### DATA SHOWN
**********
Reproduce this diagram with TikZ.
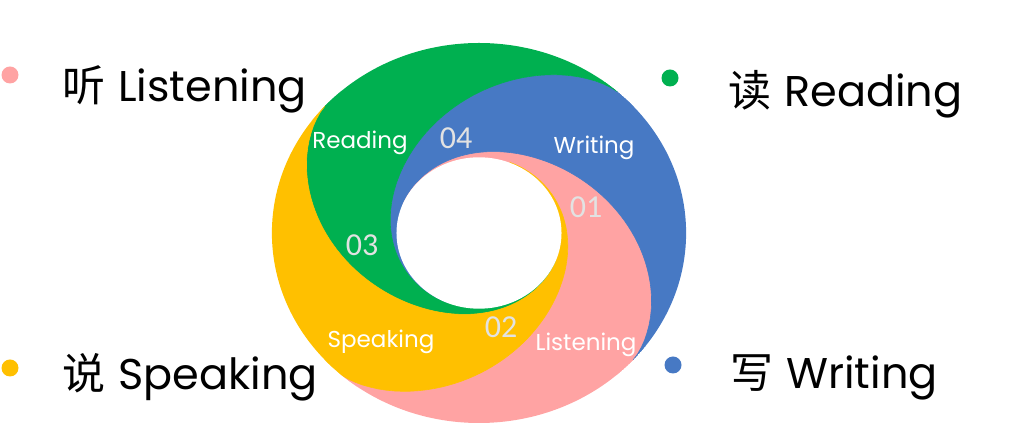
\documentclass[tikz,border=0pt]{standalone}
\usepackage{fontspec}
\setmainfont{Poppins}
\newfontfamily\cjk{Noto Sans CJK SC}
\newfontfamily\numfont{Carlito}
\usepackage{tikz}
\usetikzlibrary{positioning, calc}
\definecolor{pinkseg}{HTML}{FFA3A3}
\definecolor{blueseg}{HTML}{4779C4}
\definecolor{greenseg}{HTML}{00B050}
\definecolor{yellowseg}{HTML}{FFC000}
\definecolor{numgray}{HTML}{E2E2E2}
\tikzstyle{bullet} = [circle, inner sep=0pt, minimum size=8.5pt]
\tikzstyle{skill} = [anchor=base west, inner sep=0pt, font=\fontsize{21.5}{24}\selectfont]
\tikzstyle{seglabel} = [text=white, inner sep=0pt, font=\fontsize{11.5}{13}\selectfont]
\tikzstyle{segnum} = [text=numgray, inner sep=0pt, font=\numfont\fontsize{16}{18}\selectfont]

\begin{document}
\begin{tikzpicture}[x=0.5pt, y=0.5pt, declare function={spr(\t)=75.7+114.3*exp(-((\t/61.5)^1.5));}]
    \useasboundingbox (0,0) rectangle (1017,427);

    % Ring of four swirl segments
    \begin{scope}[shift={(479,194)}, xscale=1.09]
        \clip (0,0) circle (190);
        \foreach \a/\col in {228/pinkseg, -42/blueseg, 48/greenseg, 138/yellowseg}
            \fill[\col, draw=\col, line width=0.3pt] ({\a+45}:260)
                -- plot[domain=0.1:200, samples=90] ({\a+90+\x}:{spr(\x)})
                -- plot[domain=0.1:200, samples=90] ({\a+200.1-\x}:{spr(200.1-\x)}) -- cycle;
        \fill[white] (0,0) circle (75.7);
    \end{scope}

    % Segment labels
    \node (readseg) [seglabel] at (360,284) {Reading};
    \node (writeseg) [seglabel] at (594,279) {Writing};
    \node (speakseg) [seglabel] at (381,85) {Speaking};
    \node (listenseg) [seglabel] at (586,82) {Listening};
    \node (num04) [segnum] at (456,289) {04};
    \node (num01) [segnum] at (586,220) {01};
    \node (num03) [segnum] at (362,182) {03};
    \node (num02) [segnum] at (501,100) {02};

    % Legend
    \node (dotlisten) [bullet, fill=pinkseg] at (10,352) {};
    \node (dotread) [bullet, fill=greenseg] at (670,349) {};
    \node (dotspeak) [bullet, fill=yellowseg] at (10,59) {};
    \node (dotwrite) [bullet, fill=blueseg] at (673,62) {};
    \node (listen) [skill] at (62,325) {{\cjk 听}\hspace{0.3em}Listening};
    \node (read) [skill] at (728,320) {{\cjk 读}\hspace{0.3em}Reading};
    \node (speak) [skill] at (62,37) {{\cjk 说}\hspace{0.3em}Speaking};
    \node (write) [skill] at (730,38) {{\cjk 写}\hspace{0.3em}Writing};
\end{tikzpicture}
\end{document}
**********
Extract all the data above exactly, excluding every picture.

### RESPONSE FOR THIS EXERCISE
Reproduce this diagram with TikZ.
\documentclass[tikz,border=0pt]{standalone}
\usepackage{fontspec}
\setmainfont{Poppins}
\newfontfamily\cjk{Noto Sans CJK SC}
\newfontfamily\numfont{Carlito}
\usepackage{tikz}
\usetikzlibrary{positioning, calc}
\definecolor{pinkseg}{HTML}{FFA3A3}
\definecolor{blueseg}{HTML}{4779C4}
\definecolor{greenseg}{HTML}{00B050}
\definecolor{yellowseg}{HTML}{FFC000}
\definecolor{numgray}{HTML}{E2E2E2}
\tikzstyle{bullet} = [circle, inner sep=0pt, minimum size=8.5pt]
\tikzstyle{skill} = [anchor=base west, inner sep=0pt, font=\fontsize{21.5}{24}\selectfont]
\tikzstyle{seglabel} = [text=white, inner sep=0pt, font=\fontsize{11.5}{13}\selectfont]
\tikzstyle{segnum} = [text=numgray, inner sep=0pt, font=\numfont\fontsize{16}{18}\selectfont]

\begin{document}
\begin{tikzpicture}[x=0.5pt, y=0.5pt, declare function={spr(\t)=75.7+114.3*exp(-((\t/61.5)^1.5));}]
    \useasboundingbox (0,0) rectangle (1017,427);

    % Ring of four swirl segments
    \begin{scope}[shift={(479,194)}, xscale=1.09]
        \clip (0,0) circle (190);
        \foreach \a/\col in {228/pinkseg, -42/blueseg, 48/greenseg, 138/yellowseg}
            \fill[\col, draw=\col, line width=0.3pt] ({\a+45}:260)
                -- plot[domain=0.1:200, samples=90] ({\a+90+\x}:{spr(\x)})
                -- plot[domain=0.1:200, samples=90] ({\a+200.1-\x}:{spr(200.1-\x)}) -- cycle;
        \fill[white] (0,0) circle (75.7);
    \end{scope}

    % Segment labels
    \node (readseg) [seglabel] at (360,284) {Reading};
    \node (writeseg) [seglabel] at (594,279) {Writing};
    \node (speakseg) [seglabel] at (381,85) {Speaking};
    \node (listenseg) [seglabel] at (586,82) {Listening};
    \node (num04) [segnum] at (456,289) {04};
    \node (num01) [segnum] at (586,220) {01};
    \node (num03) [segnum] at (362,182) {03};
    \node (num02) [segnum] at (501,100) {02};

    % Legend
    \node (dotlisten) [bullet, fill=pinkseg] at (10,352) {};
    \node (dotread) [bullet, fill=greenseg] at (670,349) {};
    \node (dotspeak) [bullet, fill=yellowseg] at (10,59) {};
    \node (dotwrite) [bullet, fill=blueseg] at (673,62) {};
    \node (listen) [skill] at (62,325) {{\cjk 听}\hspace{0.3em}Listening};
    \node (read) [skill] at (728,320) {{\cjk 读}\hspace{0.3em}Reading};
    \node (speak) [skill] at (62,37) {{\cjk 说}\hspace{0.3em}Speaking};
    \node (write) [skill] at (730,38) {{\cjk 写}\hspace{0.3em}Writing};
\end{tikzpicture}
\end{document}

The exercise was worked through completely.